:: Entries shown ::

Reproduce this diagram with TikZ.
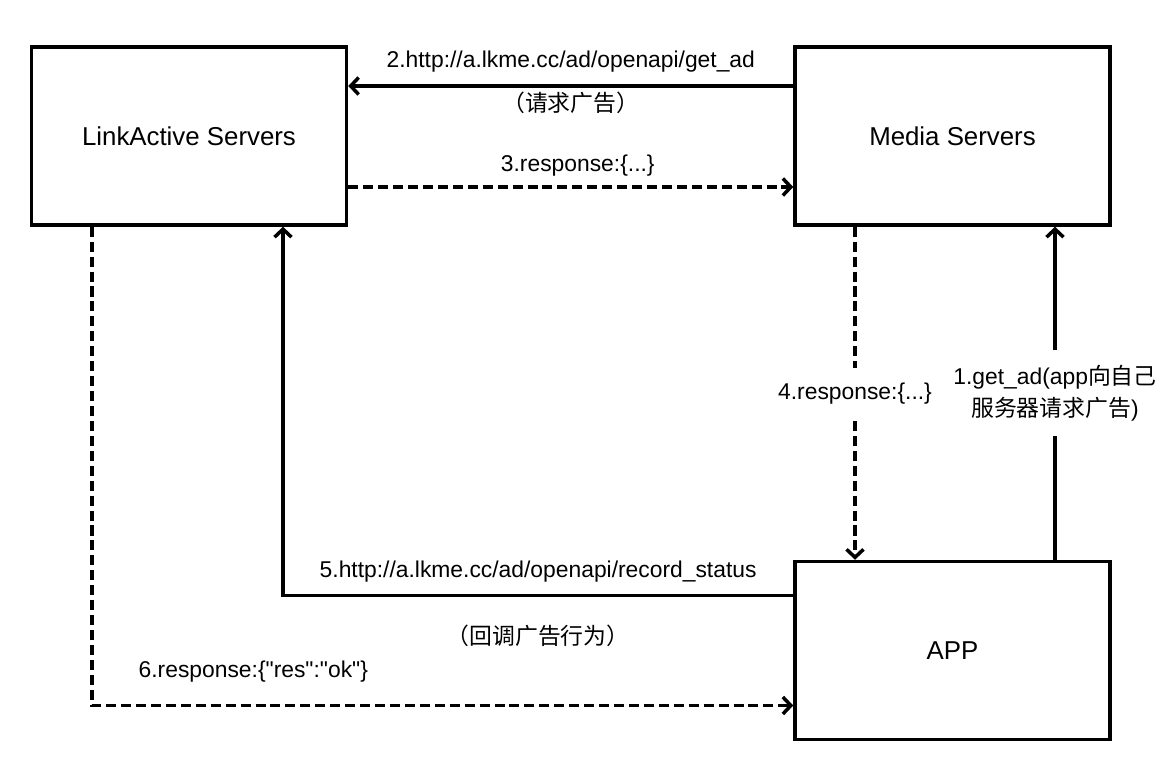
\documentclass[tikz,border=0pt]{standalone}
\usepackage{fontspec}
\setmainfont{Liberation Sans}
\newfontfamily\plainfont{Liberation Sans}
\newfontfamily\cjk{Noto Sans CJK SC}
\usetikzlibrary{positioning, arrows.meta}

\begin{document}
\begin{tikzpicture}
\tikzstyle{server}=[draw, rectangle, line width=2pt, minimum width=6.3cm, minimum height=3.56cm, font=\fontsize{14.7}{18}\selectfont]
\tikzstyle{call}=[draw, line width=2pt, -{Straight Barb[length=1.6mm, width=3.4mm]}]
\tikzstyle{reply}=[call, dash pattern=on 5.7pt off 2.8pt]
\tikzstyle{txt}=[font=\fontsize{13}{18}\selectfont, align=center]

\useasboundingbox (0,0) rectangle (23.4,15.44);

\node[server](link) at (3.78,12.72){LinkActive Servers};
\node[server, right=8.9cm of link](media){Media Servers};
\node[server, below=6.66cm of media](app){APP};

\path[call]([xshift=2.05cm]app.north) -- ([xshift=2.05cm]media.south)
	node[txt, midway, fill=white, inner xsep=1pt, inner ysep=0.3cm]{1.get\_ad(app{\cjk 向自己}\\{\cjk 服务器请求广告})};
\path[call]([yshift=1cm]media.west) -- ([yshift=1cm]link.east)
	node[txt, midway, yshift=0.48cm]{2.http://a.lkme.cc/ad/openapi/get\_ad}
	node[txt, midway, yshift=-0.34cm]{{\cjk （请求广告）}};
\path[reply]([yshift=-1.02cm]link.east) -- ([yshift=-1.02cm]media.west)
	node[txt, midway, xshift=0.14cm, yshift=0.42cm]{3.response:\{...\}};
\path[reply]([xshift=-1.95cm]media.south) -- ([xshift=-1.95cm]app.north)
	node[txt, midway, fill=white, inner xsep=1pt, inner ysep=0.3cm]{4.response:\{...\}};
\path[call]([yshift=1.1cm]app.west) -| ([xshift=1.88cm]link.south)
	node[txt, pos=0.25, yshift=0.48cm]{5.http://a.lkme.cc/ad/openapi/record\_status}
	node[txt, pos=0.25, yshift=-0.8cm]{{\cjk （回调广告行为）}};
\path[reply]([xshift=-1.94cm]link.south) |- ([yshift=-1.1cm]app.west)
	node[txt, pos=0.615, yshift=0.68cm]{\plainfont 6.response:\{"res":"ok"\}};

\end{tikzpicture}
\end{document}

:::
:: Entries shown ::

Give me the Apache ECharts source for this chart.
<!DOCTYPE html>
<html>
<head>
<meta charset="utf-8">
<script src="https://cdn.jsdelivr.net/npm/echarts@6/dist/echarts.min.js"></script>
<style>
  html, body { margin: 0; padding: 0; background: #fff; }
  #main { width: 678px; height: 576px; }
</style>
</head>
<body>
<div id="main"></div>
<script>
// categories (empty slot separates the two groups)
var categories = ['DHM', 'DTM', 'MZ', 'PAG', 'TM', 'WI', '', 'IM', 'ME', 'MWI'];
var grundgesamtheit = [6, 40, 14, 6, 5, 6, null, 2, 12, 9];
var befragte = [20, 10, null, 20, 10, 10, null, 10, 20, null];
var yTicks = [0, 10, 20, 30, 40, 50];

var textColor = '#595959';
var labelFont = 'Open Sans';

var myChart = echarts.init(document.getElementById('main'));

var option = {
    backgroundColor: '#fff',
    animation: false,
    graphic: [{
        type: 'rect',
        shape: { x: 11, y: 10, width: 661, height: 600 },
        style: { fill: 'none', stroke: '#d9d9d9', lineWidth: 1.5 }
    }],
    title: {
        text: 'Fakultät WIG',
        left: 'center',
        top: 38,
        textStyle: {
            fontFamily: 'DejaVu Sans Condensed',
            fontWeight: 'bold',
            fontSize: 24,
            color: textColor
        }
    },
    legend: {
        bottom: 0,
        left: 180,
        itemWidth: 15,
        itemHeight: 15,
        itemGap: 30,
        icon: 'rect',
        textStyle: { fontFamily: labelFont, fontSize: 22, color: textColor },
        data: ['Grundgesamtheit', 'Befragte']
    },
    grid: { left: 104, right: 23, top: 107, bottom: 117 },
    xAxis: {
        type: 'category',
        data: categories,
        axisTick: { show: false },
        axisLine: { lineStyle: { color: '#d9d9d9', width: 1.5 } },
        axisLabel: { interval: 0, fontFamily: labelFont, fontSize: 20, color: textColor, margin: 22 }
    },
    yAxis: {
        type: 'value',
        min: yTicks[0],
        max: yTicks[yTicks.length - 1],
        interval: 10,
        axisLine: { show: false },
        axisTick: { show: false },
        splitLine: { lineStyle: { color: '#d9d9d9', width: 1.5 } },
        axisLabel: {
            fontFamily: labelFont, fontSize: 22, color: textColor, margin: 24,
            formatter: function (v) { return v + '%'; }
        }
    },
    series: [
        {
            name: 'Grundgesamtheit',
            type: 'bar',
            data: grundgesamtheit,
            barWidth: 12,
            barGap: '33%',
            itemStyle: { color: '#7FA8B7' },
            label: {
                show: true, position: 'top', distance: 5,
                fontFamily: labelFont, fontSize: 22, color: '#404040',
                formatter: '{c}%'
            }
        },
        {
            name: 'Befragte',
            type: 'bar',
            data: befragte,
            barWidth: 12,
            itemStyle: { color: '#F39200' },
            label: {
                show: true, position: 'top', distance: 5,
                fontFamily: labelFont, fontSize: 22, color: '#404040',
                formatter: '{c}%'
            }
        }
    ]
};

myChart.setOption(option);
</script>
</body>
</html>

:::
:: Entries shown ::

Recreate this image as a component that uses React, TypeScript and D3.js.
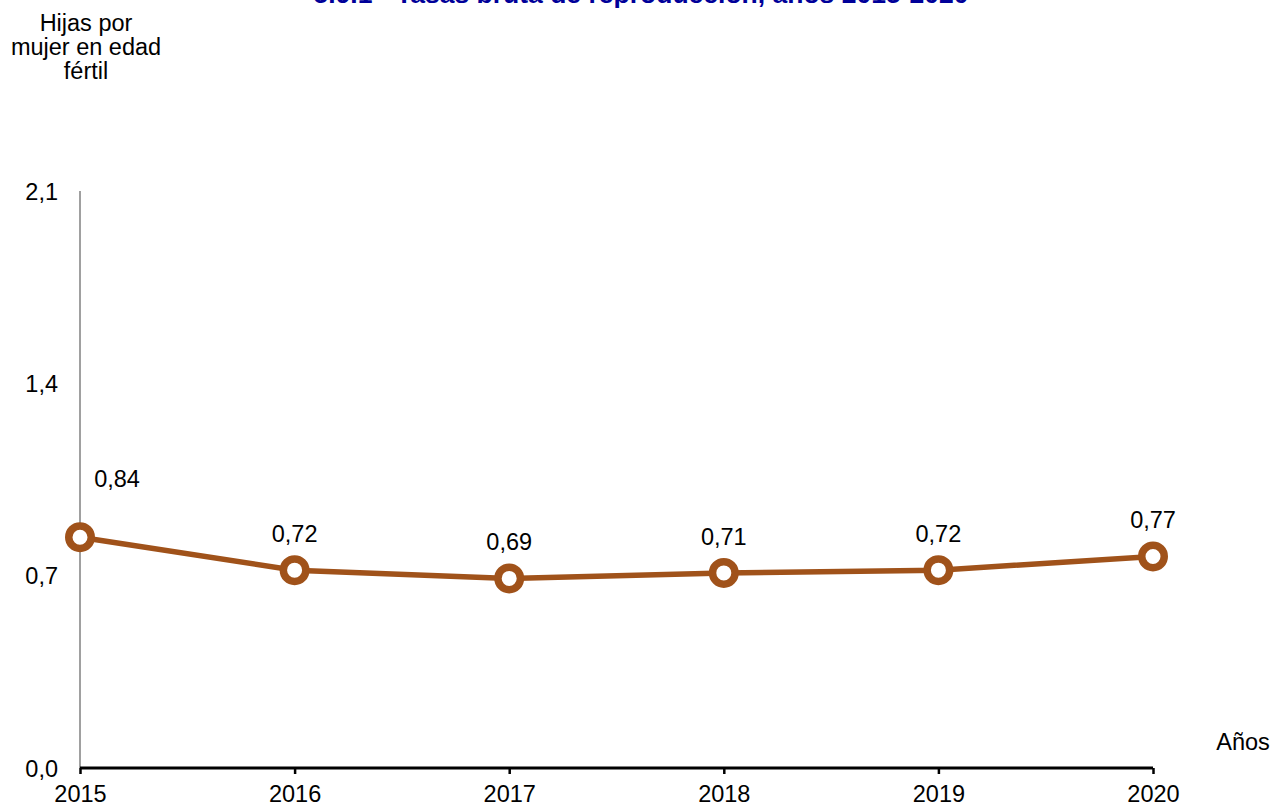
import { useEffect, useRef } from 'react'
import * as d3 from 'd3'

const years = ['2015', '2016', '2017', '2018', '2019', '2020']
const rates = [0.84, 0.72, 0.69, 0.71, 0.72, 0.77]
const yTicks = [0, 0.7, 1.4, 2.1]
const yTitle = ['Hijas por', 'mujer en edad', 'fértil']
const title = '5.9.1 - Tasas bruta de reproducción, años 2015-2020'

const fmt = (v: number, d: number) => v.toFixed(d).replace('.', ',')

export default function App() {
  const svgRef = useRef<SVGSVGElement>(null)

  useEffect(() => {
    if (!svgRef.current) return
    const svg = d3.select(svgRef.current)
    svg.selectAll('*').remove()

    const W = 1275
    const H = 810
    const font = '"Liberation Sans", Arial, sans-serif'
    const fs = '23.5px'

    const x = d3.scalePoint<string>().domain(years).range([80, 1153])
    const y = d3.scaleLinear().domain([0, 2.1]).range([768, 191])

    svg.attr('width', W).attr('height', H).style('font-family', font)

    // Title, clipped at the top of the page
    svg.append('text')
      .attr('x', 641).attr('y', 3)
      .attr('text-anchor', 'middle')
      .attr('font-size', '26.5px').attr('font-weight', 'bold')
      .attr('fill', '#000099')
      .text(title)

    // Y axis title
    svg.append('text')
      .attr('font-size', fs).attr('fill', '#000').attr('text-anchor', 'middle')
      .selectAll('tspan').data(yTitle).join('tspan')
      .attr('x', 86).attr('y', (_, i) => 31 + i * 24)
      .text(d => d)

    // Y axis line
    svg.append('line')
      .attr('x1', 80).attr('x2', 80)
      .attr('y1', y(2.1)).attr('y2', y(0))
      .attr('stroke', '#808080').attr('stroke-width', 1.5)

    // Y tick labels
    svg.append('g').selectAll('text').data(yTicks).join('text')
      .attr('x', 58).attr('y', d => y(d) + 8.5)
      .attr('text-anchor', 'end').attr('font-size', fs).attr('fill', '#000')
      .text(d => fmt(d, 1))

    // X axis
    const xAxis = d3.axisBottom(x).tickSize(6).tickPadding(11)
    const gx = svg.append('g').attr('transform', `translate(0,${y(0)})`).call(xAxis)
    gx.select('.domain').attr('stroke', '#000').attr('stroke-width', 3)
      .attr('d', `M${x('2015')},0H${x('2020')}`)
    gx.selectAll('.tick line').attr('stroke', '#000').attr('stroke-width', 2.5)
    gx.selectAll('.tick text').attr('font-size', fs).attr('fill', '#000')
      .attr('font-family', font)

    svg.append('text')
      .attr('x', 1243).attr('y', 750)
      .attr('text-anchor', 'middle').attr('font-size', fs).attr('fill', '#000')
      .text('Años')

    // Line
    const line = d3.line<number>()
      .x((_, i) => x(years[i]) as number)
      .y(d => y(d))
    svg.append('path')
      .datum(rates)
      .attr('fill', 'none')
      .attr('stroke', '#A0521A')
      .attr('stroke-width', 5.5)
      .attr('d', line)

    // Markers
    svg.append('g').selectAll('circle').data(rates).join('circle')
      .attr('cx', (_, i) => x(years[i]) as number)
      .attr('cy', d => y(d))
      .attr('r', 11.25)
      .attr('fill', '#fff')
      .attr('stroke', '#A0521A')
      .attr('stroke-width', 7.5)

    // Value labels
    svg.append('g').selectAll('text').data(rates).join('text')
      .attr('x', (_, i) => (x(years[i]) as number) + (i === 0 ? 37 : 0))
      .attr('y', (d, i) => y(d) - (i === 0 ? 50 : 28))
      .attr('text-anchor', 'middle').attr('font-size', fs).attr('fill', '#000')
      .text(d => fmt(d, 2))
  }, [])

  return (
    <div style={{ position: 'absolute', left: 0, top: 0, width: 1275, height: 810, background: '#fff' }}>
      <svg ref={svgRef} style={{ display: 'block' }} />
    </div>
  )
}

:::

• **Stated problem**: Write out again exactly the lines above from the one with "Reproduce this diagram with TikZ." through the one with "(0,0) rectangle (23.4,15.44);", adding no other lines and no pictures.

• **Answer below**:
Reproduce this diagram with TikZ.
\documentclass[tikz,border=0pt]{standalone}
\usepackage{fontspec}
\setmainfont{Liberation Sans}
\newfontfamily\plainfont{Liberation Sans}
\newfontfamily\cjk{Noto Sans CJK SC}
\usetikzlibrary{positioning, arrows.meta}

\begin{document}
\begin{tikzpicture}
\tikzstyle{server}=[draw, rectangle, line width=2pt, minimum width=6.3cm, minimum height=3.56cm, font=\fontsize{14.7}{18}\selectfont]
\tikzstyle{call}=[draw, line width=2pt, -{Straight Barb[length=1.6mm, width=3.4mm]}]
\tikzstyle{reply}=[call, dash pattern=on 5.7pt off 2.8pt]
\tikzstyle{txt}=[font=\fontsize{13}{18}\selectfont, align=center]

\useasboundingbox (0,0) rectangle (23.4,15.44);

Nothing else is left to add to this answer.